Intro
The formula for the summation of a geometric progression is one of my favourite bits of maths (that I can still remember). It would not be if it was not for a lecturer who faced is as slightly annoyed student in the class I was in responded in such a nice way. This student, with some frustration, said to the lecture we can't keep remembering all these equations. We had all done used the formula years before but for some they had not stuck in their heads as well as it should.
The lecturer, unperturbed, just quietly said no one is expecting you to sit and memorised them. He said you can usually look them but really the simpler ones you should be able to derive. He then proceed to derive the formula for the summation of a geometric progression.
It usually takes me a little while to remember how to derive it these days. I probably only do it once every 5 years of so, but since that day it has been one of my favourite derivations. So lets take a look at it.
The derivation
We want to work the the summation of \(n\) terms of geometric progression. Starting with
\[ S_n = a + ar^1 + ar^2 ... ar^{n-1} + ar^n \]
Multiply by sides by \(r\) to give us
\[ rS_n = ar^1+ ar^2 ... ar^{n-1} + ar^n + ar^{n+1} \]
The next step is too work out what \(S_n - rS_n\) is
\[ S_n - rS_n = a +ar^{n+1} \]
It helps if you do this on paper and with \(S_n\) on one line and \(rS_n\) on the other. Make the columns line up on the powers of \(r\) then hopefully make this above step quite clear. If not play with it some more, or brush up on the taking one equation away from another equation skills.
Now lets factor out the \(r\) on the left hand side and the \(a\) on the right hand side.
\[(1-r)S_n = a(1-r^{n+1})\]
and divide by \((1-r)\) to give us the summation formula
\[S_n = \frac{a(1-r^{n+1})}{(1-r)}\]
Obviously this assumes \(r != 1\) if \(r=1\) then \(r^n\) is one. so the summation becomes \(S_n=na\)
Usually at school geometric summations often begin with n being infinite and \(|r| < 1\).
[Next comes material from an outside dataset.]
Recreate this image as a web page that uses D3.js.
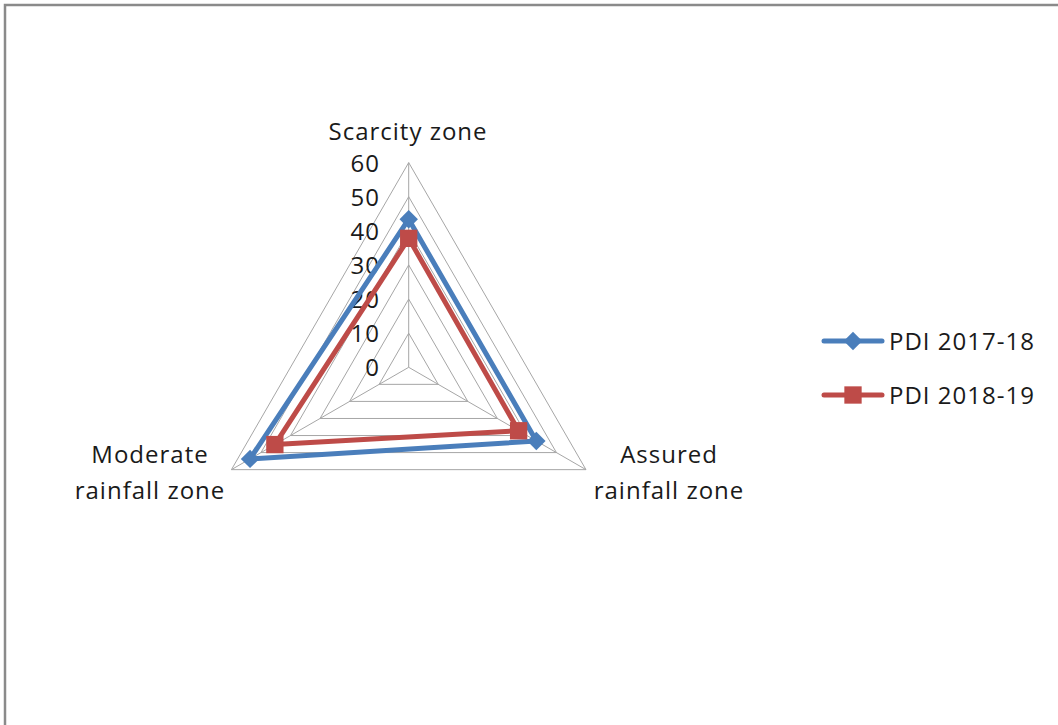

In this case \(r^{n+1}\) goes to zero leaving us with
\[ S_\infty = \frac{a}{(1-r)}\]
And to Roblox.
One of my children likes to make Button Simulator Games in Roblox. It is fairly niche and really take the ideas of RPG grind back to it's very raw elements. The cost of things often goes up as a geometric series.
The question arose where he wanted to know how many items a player could buy if the price increases after each purchase following a geometric progression.
\(S_n\) is the total money the player has than we want to know what value of \(n\), the number of items they can buy. He had found an solution online but didn't quite understand it at the time. The game configures \(a\) and \(r\) so the only unknown is \(n\).
Lets start with
\[S_n = \frac{a(1-r^{n+1})}{(1-r)}\]
Rearranging
\[S_n (1-r) = a - ar^{n+1} \]
and then \[\frac{S_n(1-r) - a}{a} = r^{n+1}\]
To recap the only unknown is n. So we now need to take the \(log\) of both sides.
\[log(\frac{S_n(1-r) - a}{a}) = (n+1)log(r) \]
A final bit of rearranging and we get
\[ n = \frac{log(\frac{S_n(1-r) - a}{a}) }{log(r)} - 1 \]
\(n\) is the number of items that can be purchased. Well you will want to take the floor of the value (round down to nearest integer) to get the number. The total cost can be calculated with the summation formula above and you are good to go.
In the UK students would normally hit this in their 16-18 year old education in maths, probably the early part of that age range. Or at least have developed the skills to understand it. Assuming they elect to take Maths during those years.
While Roblox games can often be fairly simple that is certainly not always the case. The demographic of the creators is young but that is not to say what they are creating is simple or relying on simplistic maths. I don't currently feel this group of game developers gets enough credit for what they do.